Scan the data below for the string "standalone". Copy every line where it appears.
++++ RECORDS SHOWN ++++
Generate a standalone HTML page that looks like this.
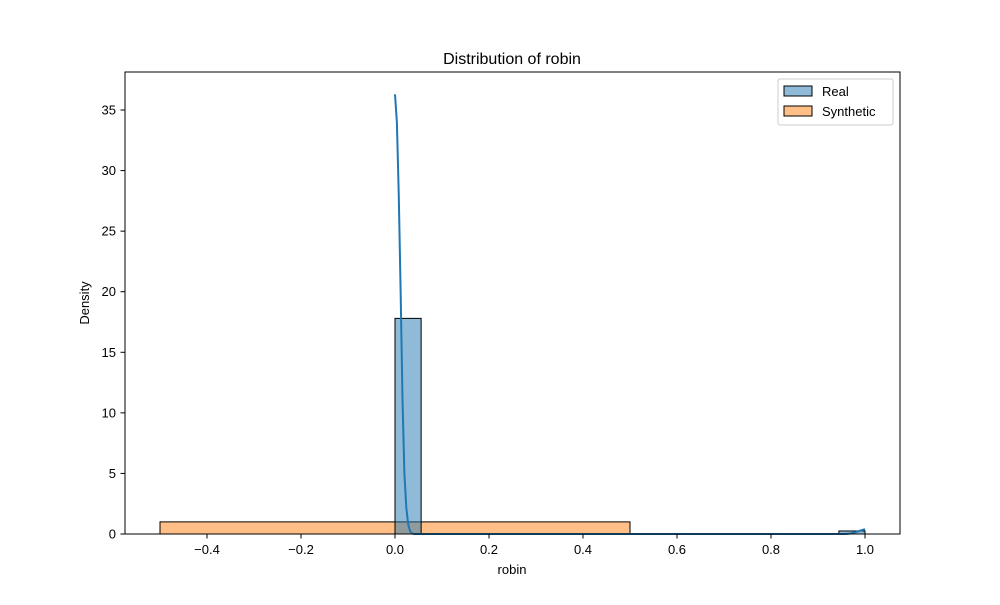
++++
++++ RECORDS SHOWN ++++
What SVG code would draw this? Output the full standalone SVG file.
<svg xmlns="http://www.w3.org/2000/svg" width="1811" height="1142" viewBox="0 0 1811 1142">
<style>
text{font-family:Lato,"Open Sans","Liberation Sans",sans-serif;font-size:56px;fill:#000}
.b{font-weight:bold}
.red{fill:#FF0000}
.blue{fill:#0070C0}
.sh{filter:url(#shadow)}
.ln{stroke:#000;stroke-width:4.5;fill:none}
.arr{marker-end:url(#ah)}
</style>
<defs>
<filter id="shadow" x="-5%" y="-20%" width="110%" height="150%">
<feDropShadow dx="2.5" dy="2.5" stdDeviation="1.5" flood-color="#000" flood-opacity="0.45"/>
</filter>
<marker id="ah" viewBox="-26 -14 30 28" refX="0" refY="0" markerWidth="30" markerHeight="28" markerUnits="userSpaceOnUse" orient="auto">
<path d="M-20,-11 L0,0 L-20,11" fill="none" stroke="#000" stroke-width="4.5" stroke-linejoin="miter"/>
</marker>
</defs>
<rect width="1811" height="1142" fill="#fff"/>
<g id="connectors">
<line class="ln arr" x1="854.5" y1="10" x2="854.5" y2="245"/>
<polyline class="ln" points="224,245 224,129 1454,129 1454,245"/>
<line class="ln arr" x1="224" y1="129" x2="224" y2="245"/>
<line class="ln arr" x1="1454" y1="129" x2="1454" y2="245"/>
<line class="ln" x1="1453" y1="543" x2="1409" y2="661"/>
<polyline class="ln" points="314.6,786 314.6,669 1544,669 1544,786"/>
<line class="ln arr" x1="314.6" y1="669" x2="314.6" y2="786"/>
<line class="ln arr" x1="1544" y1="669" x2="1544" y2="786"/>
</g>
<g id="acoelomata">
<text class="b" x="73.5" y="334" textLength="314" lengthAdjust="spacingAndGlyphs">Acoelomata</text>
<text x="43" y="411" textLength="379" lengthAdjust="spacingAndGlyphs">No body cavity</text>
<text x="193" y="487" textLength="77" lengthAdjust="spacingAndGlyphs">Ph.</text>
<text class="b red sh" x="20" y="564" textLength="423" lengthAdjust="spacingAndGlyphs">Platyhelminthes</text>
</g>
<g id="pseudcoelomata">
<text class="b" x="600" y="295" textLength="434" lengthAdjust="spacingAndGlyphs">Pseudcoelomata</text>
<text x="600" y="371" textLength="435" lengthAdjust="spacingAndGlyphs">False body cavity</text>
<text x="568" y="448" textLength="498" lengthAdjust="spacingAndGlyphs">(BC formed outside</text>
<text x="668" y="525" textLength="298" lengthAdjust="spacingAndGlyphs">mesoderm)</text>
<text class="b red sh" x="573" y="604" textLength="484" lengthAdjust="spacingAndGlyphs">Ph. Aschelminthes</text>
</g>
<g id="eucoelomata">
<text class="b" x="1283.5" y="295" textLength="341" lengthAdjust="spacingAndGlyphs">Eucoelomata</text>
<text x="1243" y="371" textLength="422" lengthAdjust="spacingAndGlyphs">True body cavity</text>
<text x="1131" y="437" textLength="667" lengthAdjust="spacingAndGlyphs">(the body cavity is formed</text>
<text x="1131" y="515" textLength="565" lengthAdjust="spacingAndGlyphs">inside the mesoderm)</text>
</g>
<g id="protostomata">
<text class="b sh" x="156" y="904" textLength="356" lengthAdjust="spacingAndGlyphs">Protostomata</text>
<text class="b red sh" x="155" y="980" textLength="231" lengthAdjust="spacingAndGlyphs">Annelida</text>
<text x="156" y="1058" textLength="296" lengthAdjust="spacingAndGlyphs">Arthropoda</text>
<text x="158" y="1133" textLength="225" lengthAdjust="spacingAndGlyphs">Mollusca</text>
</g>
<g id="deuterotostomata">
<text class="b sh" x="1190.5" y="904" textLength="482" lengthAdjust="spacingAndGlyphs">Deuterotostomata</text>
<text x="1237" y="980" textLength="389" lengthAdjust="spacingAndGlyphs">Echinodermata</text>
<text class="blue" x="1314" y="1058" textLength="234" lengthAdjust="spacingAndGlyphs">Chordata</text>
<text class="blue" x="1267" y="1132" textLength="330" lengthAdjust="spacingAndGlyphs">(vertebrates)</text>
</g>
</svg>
++++
:: THE COMPLETED TASK ::
Generate a standalone HTML page that looks like this.
What SVG code would draw this? Output the full standalone SVG file.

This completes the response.